UPDATE 2-In Brexit boost, Britain's Corbyn gets party support for his strategy

* Vote was latest challenge to Corbyn on Brexit

* Party members sought pro-EU stance for election run

* Depth of feeling was clear in chaotic scenes (Adds results of vote)

By Elizabeth Piper and William James

BRIGHTON, England, Sept 23 (Reuters) - British opposition Labour leader Jeremy Corbyn won support for his Brexit strategy on Monday, fighting off a challenge by members who wanted him to immediately back remaining in the European Union before any election.

The vote at his party's annual conference in the English seaside resort of Brighton was the latest outburst of dissent over Corbyn's Brexit approach, overshadowing party officials' attempts to present Labour as a government in waiting.

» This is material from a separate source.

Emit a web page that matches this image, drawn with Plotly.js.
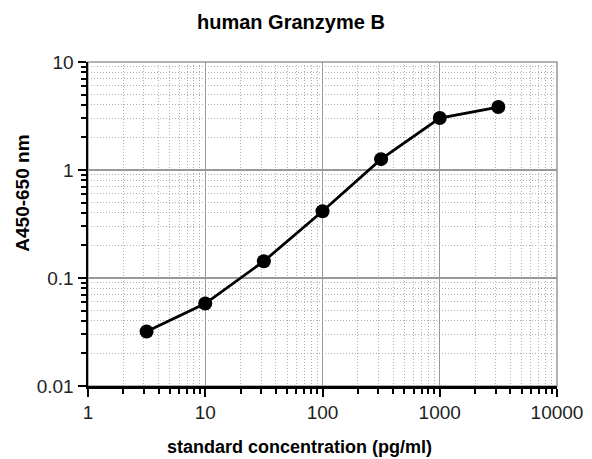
<!DOCTYPE html>
<html><head><meta charset="utf-8">
<script src="https://cdn.plot.ly/plotly-3.0.1.min.js"></script>
<style>body{margin:0;background:#fff}#c{width:592px;height:459px}</style>
</head><body><div id="c"></div>
<script>
const concentration = [3.16, 10, 31.6, 100, 316, 1000, 3160];
const absorbance = [0.032, 0.058, 0.143, 0.415, 1.26, 3.03, 3.83];
const xTickVals = [1, 10, 100, 1000, 10000];
const xTickText = ['1', '10', '100', '1000', '10000'];
const yTickVals = [0.01, 0.1, 1, 10];
const yTickText = ['0.01', '0.1', '1', '10'];

const font = 'Liberation Sans, Arial, Helvetica, sans-serif';
const axisCommon = {
  type: 'log', showline: true, linecolor: '#000', linewidth: 2.5,
  ticks: 'outside', ticklen: 8, tickwidth: 2, tickcolor: '#000',
  showgrid: true, gridcolor: '#999', gridwidth: 1.3,
  zeroline: false, tickmode: 'array',
  tickfont: {family: font, size: 19, color: '#222'},
  minor: {ticks: 'outside', ticklen: 5, tickwidth: 2, tickcolor: '#000',
          dtick: 'D1', showgrid: true, gridcolor: '#b0b0b0', gridwidth: 1, griddash: '1px,2px'}
};

const data = [{
  x: concentration, y: absorbance, type: 'scatter', mode: 'lines+markers',
  line: {color: '#000', width: 2.8},
  marker: {color: '#000', size: 14}
}];

const layout = {
  width: 592, height: 459,
  margin: {l: 88, r: 35, t: 62, b: 73},
  paper_bgcolor: '#fff', plot_bgcolor: '#fff',
  showlegend: false,
  xaxis: Object.assign({}, axisCommon, {range: [0, 4], tickvals: xTickVals, ticktext: xTickText}),
  yaxis: Object.assign({}, axisCommon, {range: [-2, 1], tickvals: yTickVals, ticktext: yTickText}),
  shapes: [{type: 'rect', xref: 'paper', yref: 'paper', x0: 0, x1: 1, y0: 0, y1: 1,
            line: {color: '#999', width: 1.5}, layer: 'below'}],
  annotations: [
    {text: '<b>human Granzyme B</b>', xref: 'paper', yref: 'paper', x: 0.433, y: 1.123,
     xanchor: 'center', yanchor: 'middle', showarrow: false, font: {family: font, size: 20, color: '#000'}},
    {text: '<b>standard concentration (pg/ml)</b>', xref: 'paper', yref: 'paper', x: 0.452, y: -0.188,
     xanchor: 'center', yanchor: 'middle', showarrow: false, font: {family: font, size: 18, color: '#000'}},
    {text: '<b>A450-650 nm</b>', xref: 'paper', yref: 'paper', x: -0.139, y: 0.596,
     xanchor: 'center', yanchor: 'middle', textangle: -90, showarrow: false, font: {family: font, size: 19, color: '#000'}}
  ]
};
Plotly.newPlot('c', data, layout, {displayModeBar: false, staticPlot: true});
</script></body></html>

To howls of protest from pro-EU members and cheers from Corbyn supporters, the chairwoman of the conference said the bid to force Corbyn to change tack on Brexit had failed -- chaotic scenes that underlined Labour's divisions over Brexit.

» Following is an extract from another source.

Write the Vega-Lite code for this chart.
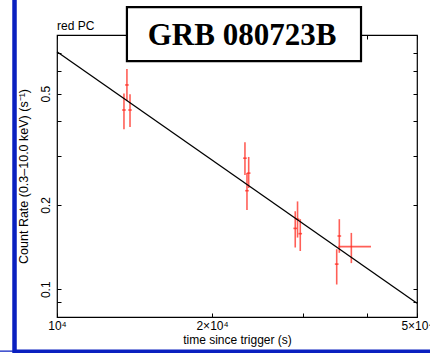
{
  "$schema": "https://vega.github.io/schema/vega-lite/v6.json",
  "width": 360,
  "height": 282,
  "autosize": "none",
  "padding": {"left": 57, "top": 35, "right": 13, "bottom": 36},
  "background": "white",
  "config": {
    "view": {"stroke": "black", "strokeWidth": 1.2},
    "axis": {"domain": false, "grid": false, "tickColor": "black", "tickSize": -4, "tickWidth": 1,
      "labelFont": "Liberation Sans", "labelFontSize": 12, "labelColor": "black",
      "titleFont": "Liberation Sans", "titleFontSize": 12, "titleFontWeight": "normal", "titleColor": "black"}
  },
  "datasets": {
    "pts": [
      {"t": 13490, "t_lo": 13380, "t_hi": 13600, "rate": 0.437, "rate_lo": 0.373, "rate_hi": 0.501},
      {"t": 13670, "t_lo": 13560, "t_hi": 13780, "rate": 0.537, "rate_lo": 0.471, "rate_hi": 0.612},
      {"t": 13860, "t_lo": 13750, "t_hi": 13970, "rate": 0.437, "rate_lo": 0.380, "rate_hi": 0.498},
      {"t": 23170, "t_lo": 22980, "t_hi": 23360, "rate": 0.294, "rate_lo": 0.256, "rate_hi": 0.335},
      {"t": 23560, "t_lo": 23370, "t_hi": 23750, "rate": 0.260, "rate_lo": 0.230, "rate_hi": 0.297},
      {"t": 23380, "t_lo": 23190, "t_hi": 23570, "rate": 0.225, "rate_lo": 0.192, "rate_hi": 0.260},
      {"t": 29010, "t_lo": 28770, "t_hi": 29250, "rate": 0.165, "rate_lo": 0.141, "rate_hi": 0.190},
      {"t": 29310, "t_lo": 29070, "t_hi": 29550, "rate": 0.178, "rate_lo": 0.153, "rate_hi": 0.206},
      {"t": 29670, "t_lo": 29430, "t_hi": 29910, "rate": 0.158, "rate_lo": 0.137, "rate_hi": 0.178},
      {"t": 34920, "t_lo": 34630, "t_hi": 35210, "rate": 0.123, "rate_lo": 0.104, "rate_hi": 0.139},
      {"t": 35330, "t_lo": 35040, "t_hi": 35620, "rate": 0.155, "rate_lo": 0.135, "rate_hi": 0.178},
      {"t": 37280, "t_lo": 35170, "t_hi": 40700, "rate": 0.142, "rate_lo": 0.124, "rate_hi": 0.159}
    ],
    "fit": [
      {"t": 10000, "rate": 0.706},
      {"t": 50000, "rate": 0.0891}
    ]
  },
  "resolve": {"axis": {"x": "independent", "y": "independent"}},
  "layer": [
    {
      "data": {"name": "pts"},
      "mark": {"type": "rule", "color": "#ff2a1f", "opacity": 0.75, "strokeWidth": 1.6},
      "encoding": {
        "x": {"field": "t", "type": "quantitative",
          "scale": {"type": "log", "domain": [10000, 50000], "nice": false},
          "axis": {"orient": "bottom", "title": "time since trigger (s)", "values": [10000, 20000, 30000, 40000, 50000],
            "labelExpr": "datum.value == 10000 ? '10⁴' : datum.value == 20000 ? '2×10⁴' : datum.value == 50000 ? '5×10⁴' : ''",
            "labelPadding": 7, "titlePadding": 3, "labelFlush": false, "labelOverlap": false}},
        "y": {"field": "rate_lo", "type": "quantitative",
          "scale": {"type": "log", "domain": [0.0796, 0.81], "nice": false},
          "axis": {"orient": "left", "title": "Count Rate (0.3–10.0 keV) (s⁻¹)", "titleFontSize": 12.5, "values": [0.09, 0.1, 0.2, 0.3, 0.4, 0.5, 0.6, 0.7],
            "labelExpr": "datum.value == 0.1 ? '0.1' : datum.value == 0.2 ? '0.2' : datum.value == 0.5 ? '0.5' : ''",
            "labelAngle": -90, "labelAlign": "center", "labelBaseline": "bottom", "labelPadding": 9, "titlePadding": 9, "labelOverlap": false}},
        "y2": {"field": "rate_hi"}
      }
    },
    {
      "data": {"name": "pts"},
      "mark": {"type": "rule", "color": "#ff2a1f", "opacity": 0.75, "strokeWidth": 1.6},
      "encoding": {
        "x": {"field": "t_lo", "type": "quantitative", "axis": null},
        "x2": {"field": "t_hi"},
        "y": {"field": "rate", "type": "quantitative", "axis": null}
      }
    },
    {
      "data": {"name": "fit"},
      "mark": {"type": "line", "color": "black", "strokeWidth": 1.3},
      "encoding": {
        "x": {"field": "t", "type": "quantitative",
          "axis": {"orient": "top", "title": null, "labels": false, "values": [10000, 20000, 30000, 40000, 50000]}},
        "y": {"field": "rate", "type": "quantitative",
          "axis": {"orient": "right", "title": null, "labels": false, "values": [0.09, 0.1, 0.2, 0.3, 0.4, 0.5, 0.6, 0.7]}}
      }
    },
    {
      "data": {"values": [{"label": "red PC"}]},
      "mark": {"type": "text", "font": "Liberation Sans", "fontSize": 12, "fill": "#000000", "align": "left", "baseline": "alphabetic"},
      "encoding": {
        "text": {"field": "label"},
        "x": {"datum": 10000, "type": "quantitative", "axis": null},
        "y": {"datum": 0.8435, "type": "quantitative", "axis": null}
      }
    },
    {
      "data": {"values": [{}]},
      "mark": {"type": "rect", "fill": "white", "stroke": "black", "strokeWidth": 2.2},
      "encoding": {
        "x": {"datum": 13670, "type": "quantitative", "axis": null},
        "x2": {"datum": 38930},
        "y": {"datum": 1.019, "type": "quantitative", "axis": null},
        "y2": {"datum": 0.6538}
      }
    },
    {
      "data": {"values": [{"label": "GRB 080723B"}]},
      "mark": {"type": "text", "font": "Liberation Serif", "fontWeight": "bold", "fontSize": 31, "fill": "#000000", "align": "center", "baseline": "alphabetic"},
      "encoding": {
        "text": {"field": "label"},
        "x": {"datum": 22870, "type": "quantitative", "axis": null},
        "y": {"datum": 0.7457, "type": "quantitative", "axis": null}
      }
    },
    {
      "data": {"values": [{}]},
      "mark": {"type": "rule", "color": "#0a20c0", "strokeWidth": 4.5},
      "encoding": {
        "x": {"datum": 8270, "type": "quantitative", "axis": null},
        "y": {"datum": 1.2, "type": "quantitative", "axis": null},
        "y2": {"datum": 0.05}
      }
    },
    {
      "data": {"values": [{}]},
      "mark": {"type": "rule", "color": "#0a20c0", "strokeWidth": 5},
      "encoding": {
        "x": {"datum": 8240, "type": "quantitative", "axis": null},
        "x2": {"datum": 60000},
        "y": {"datum": 0.0597, "type": "quantitative", "axis": null}
      }
    },
    {
      "data": {"values": [{}]},
      "mark": {"type": "rule", "color": "#0a20c0", "strokeWidth": 1.2},
      "encoding": {
        "x": {"datum": 7000, "type": "quantitative", "axis": null},
        "x2": {"datum": 8300},
        "y": {"datum": 0.0601, "type": "quantitative", "axis": null}
      }
    }
  ]
}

Instead, members fell into line and backed Corbyn's stance to first try to win an election, renegotiate the Brexit deal and then hold a special conference to decide the party's stance - either to leave with a deal or remain - in a second referendum.

With Prime Minister Boris Johnson insisting that Britain will leave the EU on an Oct. 31 deadline, Labour, like the governing Conservatives, is struggling to agree strategy on Brexit, increasing the uncertainty over Britain's biggest foreign and trade policy shift in more than 40 years.

Corbyn, an instinctive leftist critic of the EU, has been under renewed pressure from party members and even some of his top team to unequivocally endorse remaining in the EU, and their rebellion had forced a vote between the two options.

The depth of feeling over Brexit was on show at conference, with even some members of his top team saying Corbyn should decide Labour's position now, rather than wait for an election that is widely expected to be held by the end of the year.

Some members argued with the chairwoman's decision to say that their bid had failed, suggesting that a simple showing of hands was not an accurate way to take a decision.

But Corbyn's team breathed a sigh of relief that his position had been left intact.

"So @jeremycorbyn Brexit position triumphed at @UKLabour conference this afternoon," his home affairs policy chief, Diane Abbott, said on Twitter. "The message is, despite the chatter from commentators, the party is determined to unite behind its leader."

DIVISION

More than three years after Britain voted to leave the EU, both parties are still deeply divided, leaving parliament deadlocked and heightening uncertainty over when, how and even whether Brexit will happen.